The new Ethos N78 NPU is built on the success of the Ethos 77, and it is based on the second generation Scylla architecture. The design goals included increasing the AI and Machine learning performance, higher efficiency, offering extended configurability and continuation of unified software and tools path.
The top of the line Ethos N78 offers two times peak performance when comparing the maximum number of MACs versus Ethos-N77. Performance efficiency goes up 25 percent depending on the neural network, while the DRAM bandwidth efficiency increases by 40 percent. ARM licenses the tech and customers can use the Ethos building blocks and tune it best for the silicon space, power, or performance. The result is over 90 unique configurations, rather than just one fits all strategy.
According to Ravi Mahatme, senior product manager, Machine Learning Group at ARM, the two times peak performance comes from internal compression. Machine Learning and AI tasks are three-dimensional problem depending on compute ability, DRAM and are vector bound.
Based on the design, Ethos N78 can have between 1 and 10 TOP/s (Tera operations per second). Customers can choose to configure SRAM to fit the need for optimum DRAM bandwidth or configure vector enginers. The balance of these three creates the right performance, bandwidth, and an energy efficiencient neural processor.

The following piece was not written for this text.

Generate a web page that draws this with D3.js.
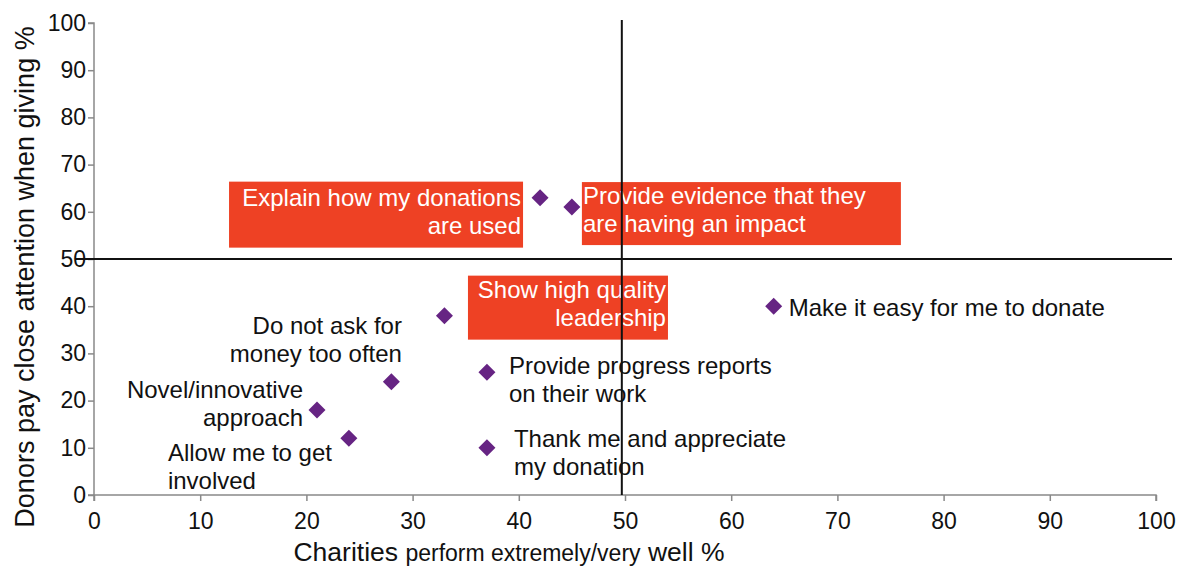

Dennis Laudick, vice president of marketing, Machine Learning Group at ARM, elaborated on this by saying that customers have been asking for more capability and higher performance. This is the part where we jump in with NPU (Machine Learning and Artificial Intelligence ) making you a better photographer.
In any kind of processor, it all comes down to data processing. The most obvious task is the classification and object detection, something that helps you create better pictures. Modern phone cameras can detect people's faces and make sure that they are in focus. It can detect food and optimize scene for Instagram.
Other important tasks are super-resolution and speech recognition. Rachel Trimble, principal engineer, Machine Learning Group at ARM, said that images are hard to process, but generating voice is an arduous computational task. Detecting anomalies in security is also a task for AI in the NPU as well as Android text prediction.
The Ethos N78 will result in a more responsive AI application, lower silicon cost, lower power for longer battery life.
Let's talk numbers. Ethos-N78 in a similar configuration to last year's Ethos-N77 scores 20 percent higher in Inception_v3. If you just joined the AI class, Inception_v3 is a convolutional neural network for assisting in image analysis and object detection. The Ethos-N78 scores 40 percent better in Inception_v4, slightly less than 20 percent in ResNet_v2-50, around 25 percent higher in VGG-16 (OxfordNet) and slightly less than 30 percent in YOLOv3 (Real-time object detection network).
Talking to ARM, we learned that Ethos-N78 NPU scalability normalized for performance and area provides better than linear results in ResNet-50. Starting with a small NPU design as a reference point, the medium design would already provide close to 50 percent faster performance. The large design is almost three times faster than the small, while X-Large gets slightly slower than six times the small design.
We have mentioned the reduction in DRAM traffic, and ARM claims a 40 percent reduction in DRAM traffic per inference (MB/inf) across popular networks. The benchmark shows close to 30 percent less DRAM traffic in Inception_v3, around 45 percent in Inception_v4, 25 percent in ResNet-50, and more than 55 percent in YOLOv3_608x608.
ARM is using write once, deploy everywhere software stack strategy. The programmer writes the ML code and support for heterogeneous deployment chooses whether the workload fits the ARM Cortex-A CPU, Mali GPU, or Ethos-N NPU.
Ethos N78 supports online interpreted compilation support for Android devices under Android NNAPI while offline (TVM) compilation support for embedded devices.
ARM developer tools help unleash ML performance insights in the ARM Development Studio that can be used for profiling and debugging across Arm IP. The new ARM Developer Tools bring enhanced performance analysis on the NN with new ML event trace visualizations in ARM Mobile Studio. It is used for application and game optimization.
Entry-level phones, smart cameras, and DTVs are usually using super-resolution scaling videos and images from 720 to 1080p or even 4K. These devices should use between one and two TOP/s for these tasks.
Mainstream phones and smart home hubs primarily use classification as well as automatic speech recognition (ASR) and usually need between two and four TOP/s for these tasks. Some categories are overlapping in use case scenarios as entry smartphone on a smart TV can use some classification.
The most demanding tasks include computational photography, premium phones, and computers would be using all of the AI abilities, including classification, object detection, super-resolution, automatic speech recognition (ASR), and segmentation. It would need between five and ten TOP/s for the task.
One can expect to see Ethos-N78 in 5nm designs in 2021 phones and laptops, but ARM did confirm that the IP can be used in 7nm or higher manufacturing processes too.